Im Irish Pub gestern abend: Es diskutierten ein Engländer, der ein bisschen Deutsch kann, ein Italiener, der ein bisschen Englisch kann, ein weiterer Italiener, der ein bisschen deutsch kann, eine Deutsche, die fließend italienisch kann und englisch, ihr Mann, der ein bisschen englisch kann und fließend italienisch, sowie ich, die fließend englisch kann.

Jemand muss uns was in den Wein getan haben, denn später redete ich englisch mit dem Italiener, der kein Englisch kann und deutsch mit seinem Freund, der kein Deutsch kann. Die Deutsche sprach mich auf Italienisch an und der Engländer gestikulierte, als wären wir alle taub.

„Laß die Sprache dir sein, was der Körper der Liebenden: Er nur ist’s, der die Wesen trennt und der die Wesen vereint.“
(Friedrich von Schiller)

Lebendiges Deutsch

„Aa swei bitte.“
„Aa swei, ja.“

So klingt es, wenn im Asia-Imbiss ein Engländer bei einer Chinesin das Gericht A 2 bestellt. Wir sind gerade fertig mit ein paar Besorgungen und bringen Taschen und Kälte in den kleinen Gastraum. Hinter dem vollgestellten Tresen steht ein Mädchen mit pechschwarzem Pferdeschwanz, das jetzt auch meine Bestellung aufnimmt („Aa fumpf“) und dann etwas über die Schulter ruft. Ihre Sprache klingt in meinen Ohren ungeschmeidig, die Stimme harsch und es will nicht zu dem anmutigen Gesichtchen passen wie so oft bei Chinesinnen. Ein blasser Junge hebt hinter ihr den Kopf und die Schlitze seiner Augen werden noch schmaler, als ihm auf chinesisch „A 2“ und „A 5“ befohlen wird. Er nickt heftig und windet sich sofort wieder zwischen Woks und Gefrierschrank in der winzigen Küche.

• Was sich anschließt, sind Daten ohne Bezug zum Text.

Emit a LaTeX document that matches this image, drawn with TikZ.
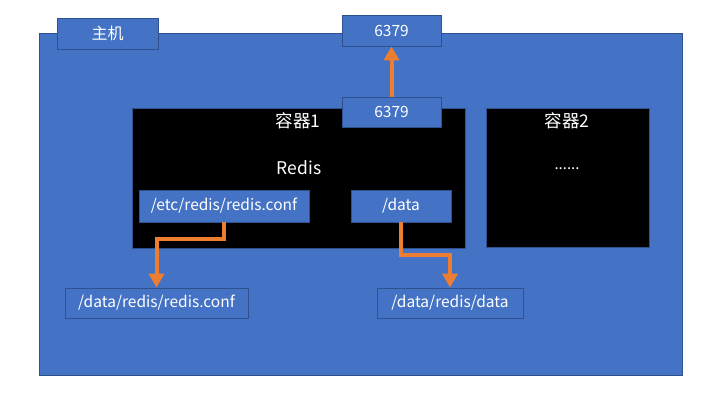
\documentclass[tikz,border=0pt]{standalone}
\usepackage{fontspec}
\setmainfont{Noto Sans CJK SC}
\usetikzlibrary{arrows.meta}
\definecolor{mblue}{HTML}{4472C4}
\definecolor{bblue}{HTML}{2F528F}
\definecolor{morange}{HTML}{ED7D31}
\tikzset{
  bluebox/.style={draw=bblue, fill=mblue, line width=0.8pt, text=white, inner sep=0pt, font=\fontsize{15.5}{18}\selectfont},
  blackbox/.style={draw=bblue, fill=black, line width=0.8pt, inner sep=0pt},
  wlabel/.style={text=white, inner sep=0pt, font=\fontsize{17.5}{20}\selectfont},
  oarrow/.style={draw=morange, line width=4pt, -{Triangle[width=15pt,length=14pt]}}
}
\begin{document}
\begin{tikzpicture}[x=1pt,y=-1pt]
\useasboundingbox (0,0) rectangle (711,400);
% host
\draw[draw=bblue, fill=mblue, line width=0.8pt] (39,33) rectangle (682,375);
\node[bluebox, minimum width=101pt, minimum height=31pt, font=\fontsize{16}{19}\selectfont] (host) at (107.5,33.5) {主机};
\node[bluebox, minimum width=99pt, minimum height=31pt] (top) at (391.5,30.5) {6379};
% containers
\node[blackbox, minimum width=333pt, minimum height=140pt] (c1) at (298.5,178) {};
\node[blackbox, minimum width=163pt, minimum height=139pt] (c2) at (567.5,177.5) {};
\node[wlabel] (c1t) at (298,121) {容器1};
\node[wlabel] (redis) at (299,168) {Redis};
\node[wlabel] (c2t) at (567,121) {容器2};
\node[text=white, inner sep=0pt, font=\fontsize{15}{18}\selectfont] (dots) at (567,169) {......};
\node[bluebox, minimum width=99pt, minimum height=30pt] (in) at (391.5,112) {6379};
\node[bluebox, minimum width=170pt, minimum height=32pt] (etc) at (224,206) {/etc/redis/redis.conf};
\node[bluebox, minimum width=100pt, minimum height=32pt] (data) at (401,206) {/data};
\node[bluebox, minimum width=183pt, minimum height=30pt] (b1) at (156.5,303) {/data/redis/redis.conf};
\node[bluebox, minimum width=146pt, minimum height=30pt] (b2) at (450,303) {/data/redis/data};
% arrows
\draw[oarrow] (in.north) -- (top.south);
\draw[oarrow] (etc.south) -- ++(0,17) -| (b1.north);
\draw[oarrow] (data.south) -- ++(0,33) -| (b2.north);
\end{tikzpicture}
\end{document}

Wir werfen die Mäntel über einen Stuhl, quetschen uns an den einzigen freien Tisch (es gibt nur drei) und besprechen den anstehenden Termin beim Steuerberater. Das Gespräch muss auf englisch übersetzt werden und ich bin zappelig. Während mir assets and liabilites nicht auf deutsch einfallen will, tönt es von der Theke her: „Aa swei? Aa fumpf?“ Der geliebte Brite springt auf und holt die dampfenden Teller. Ich koche ausgesprochen gern und experimentiere ständig, aber so wie dieser kleine Laden krieg ich es nie hin.  „Haben Gabel?“ Soll und Haben. Jetzt fällts mir wieder ein. Vermögen und Verbindlichkeiten, Aktiva und Passiva, Assets and liabilities. Habe jetzt aber nur Hunger.